How we Achieved High Quality Streaming Video for Remote Team Bonding!
We wanted to celebrate the holidays with our remote team by hosting a video conference and playing a few rounds of Jackbox. This was way harder than we imagined!
* High quality in this case means a stable framerate and minimal pixelation. Basic screen sharing/presentation modes produce an almost unusable video stream for a shared gaming experience.
What you’ll need:
- A computer with separate audio i/o jacks or a USB dongle/hub with separate audio i/o jacks to run all the streaming software
- A second computer for joining the video meeting (recommended)
- A 3.5mm male-to-male audio aux cable (if your computer doesn't already have separate audio jacks for input/output)
- OBS Studio app with the OBS VirtualCam Plugin
- Jackbox (or any party game that you can run on your computer)
Displaying the game screen
Before setting this up, I decided that I would use my primary laptop for joining the video conference as myself, with a secondary PC laptop to handle streaming the game screen.
I already owned Jackbox for Playstation, so I could just stream the game onto my desktop using the Playstation Remote Play, but you could stream pretty much any window that can be displayed on your desktop. Trying to share this window as a presentation results in a poor video quality and dropped frames, but streaming to a third party site should improve the video quality.
Using the OBS Studio app, I tried streaming to Twitch, Youtube, and Discord, but they all introduced a latency of about 5 seconds, even with “Low Latency” mode turned on. This was too much latency even when playing a game like Jackbox – I wanted the game screen to respond to people’s inputs as close to real-time as possible.
I found that setting up the game screen as a virtual camera feed would eliminate almost all of the latency while maintaining a decent video quality and framerate. OBS Studio has a Virtual Camera plugin that lets you take whatever is being captured in the OBS video stream and output it as a webcam source. This allowed me to broadcast the game as a participant’s webcam feed without having to mess around with Presentation mode or requiring other participants to go to a link to see the video, all they had to do was show up. In our events, we use Google Meet, but this should work with other video conference software.
Once we have a basic set up in place to broadcast our game screen, we want to optimize the output so that we’re not using more resources than needed. There’s no need to output a 1080p video stream when Google Meet can only send and receive a maximum of 720p resolution video.
From the OBS settings, we want to make sure that the following options are set:
- Bitrate: 2500 Kbps
- Keyframe Interval: 2
- Preset: Low-Latency Performance
- Base Resolution: 1280x720
- Output Resolution: 1280x720
Configuring the audio feed
Everyone should be able to hear the audio coming from the game without drowning out our conversations but setting up the game audio as the input source for the mic required a bit more configuration. Most operating systems don’t really let you route the audio output directly to the mic input without third party software or hardware.

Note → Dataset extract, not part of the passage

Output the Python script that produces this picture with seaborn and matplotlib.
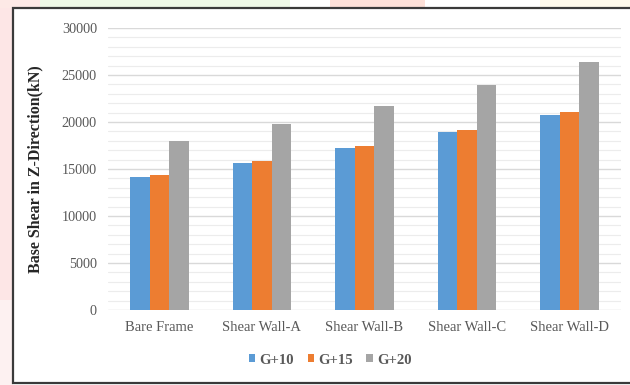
import numpy as np
import pandas as pd
import matplotlib
matplotlib.use("Agg")
import matplotlib.pyplot as plt
from matplotlib.patches import Rectangle
from matplotlib.ticker import MultipleLocator
import seaborn as sns

# Base shear values (kN) per structural configuration and building height
categories = ["Bare Frame", "Shear Wall-A", "Shear Wall-B", "Shear Wall-C", "Shear Wall-D"]
series_names = ["G+10", "G+15", "G+20"]
g10 = [14200, 15600, 17200, 18900, 20700]
g15 = [14400, 15800, 17400, 19100, 21100]
g20 = [18000, 19800, 21700, 23900, 26400]
y_ticks = [0, 5000, 10000, 15000, 20000, 25000, 30000]

colors = ["#5b9bd5", "#ed7d31", "#a5a5a5"]

df = pd.DataFrame({
    "Model": categories * 3,
    "Storey": [s for s in series_names for _ in categories],
    "Shear": g10 + g15 + g20,
})

sns.set_theme(style="white")
plt.rcParams["font.family"] = ["Liberation Serif", "DejaVu Serif"]

W, H = 630, 385
fig = plt.figure(figsize=(W / 100, H / 100), dpi=100)
fig.patch.set_facecolor("white")

def fx(px):
    return px / W

def fy(py):
    return 1 - py / H

# page background around the framed chart
bg = [
    (0, 0, 13, 300, "#fde6e6"),
    (0, 300, 13, 85, "#fdf1f1"),
    (0, 0, 40, 8, "#fde9e6"),
    (40, 0, 250, 8, "#eef8e6"),
    (330, 0, 95, 8, "#fde0d8"),
    (540, 0, 90, 8, "#fdf8ea"),
]
for x0, y0, w, h, c in bg:
    fig.patches.append(Rectangle((fx(x0), fy(y0 + h)), w / W, h / H,
                                 transform=fig.transFigure, facecolor=c,
                                 edgecolor="none", zorder=-5))

# chart frame
fig.patches.append(Rectangle((fx(13), fy(383)), 1.02 - fx(13), (383 - 8) / H,
                             transform=fig.transFigure, facecolor="white",
                             edgecolor="#3a3a3a", linewidth=1.6, zorder=-4))

ax = fig.add_axes([fx(108), fy(310), fx(621) - fx(108), (310 - 28) / H])
ax.set_facecolor("none")

sns.barplot(data=df, x="Model", y="Shear", hue="Storey", palette=colors,
            width=0.57, saturation=1, linewidth=0, ax=ax, legend=True, zorder=3)

ax.set_ylim(0, 30000)
ax.set_xlim(-0.5, len(categories) - 0.5)
ax.set_yticks(y_ticks)
ax.set_yticklabels([str(v) for v in y_ticks])
ax.yaxis.set_minor_locator(MultipleLocator(1000))
ax.grid(axis="y", which="major", color="#d9d9d9", linewidth=1.0, zorder=0)
ax.grid(axis="y", which="minor", color="#ececec", linewidth=0.8, zorder=0)
ax.set_axisbelow(True)
for s in ax.spines.values():
    s.set_visible(False)

ax.tick_params(axis="y", which="both", length=0, pad=8, labelsize=10.3, labelcolor="#595959")
ax.tick_params(axis="x", length=0, pad=8, labelsize=10.5, labelcolor="#595959")
ax.set_xlabel("")
ax.set_ylabel("Base Shear in Z-Direction(kN)", fontsize=11.5, fontweight="bold", color="#262626")
ax.yaxis.set_label_coords((43 - 108) / (621 - 108), 0.5)

handles, labels = ax.get_legend_handles_labels()
ax.legend_.remove()
leg = fig.legend(handles, labels, loc="center", bbox_to_anchor=(fx(330), fy(360)),
                 ncol=3, frameon=False, handlelength=0.45, handleheight=0.45,
                 handletextpad=0.25, columnspacing=0.95,
                 prop={"size": 10.6, "weight": "bold"})
for t in leg.get_texts():
    t.set_color("#595959")

fig.savefig("out.png", dpi=100, facecolor=fig.get_facecolor())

To do this simply, I used a USB-audio dongle that had separate jacks for input and output, and a 3.5mm audio cable to route the audio output into the mic input. The USB dongle is not needed if your computer already has separate jacks for headphone audio and mic input. You just need to feed the output audio from the headphone jack directly into the mic input jack. When this is all set up, we just need to configure Google Meet to use these as the audio input/output sources.
An important thing to make sure of is to prevent audio coming from other participants in the conference from feeding back into the output. Thankfully, Windows lets you control sound levels from individual apps, using the built-in Volume Mixer, so all I had to do was mute all incoming audio from the browser.
Setting the mood
Now that we have a video stream set up to broadcast the game, we can start dressing up the presentation. OBS makes it easy to add all sorts of graphics and overlays to your video feed.
Along with some found clipart, our graphic designer Lizzy created some great holiday-themed, Iggy-branded background images for us to use. For the snow effect, twitch.center (https://twitch.center/snow) generously provides a free, customizable browser based source for adding a snowfall effect that works with OBS.
With the current audio configuration, we can broadcast all audio coming from the desktop, including music players, and control their volume levels individually using the built-in Windows Volume Mixer. This allows us to play some light, unobtrusive background music as people entered the video conference.
Once everything was set up, we tested it out, with help from another team member, to make sure that volume levels weren’t too loud and that we were able to hear each other over the audio playing from the stream.
Even though our celebrations this year have been taking place in virtual spaces, taking the time to prepare and create smoother experiences for everyone helps make these celebrations feel a little bit more special.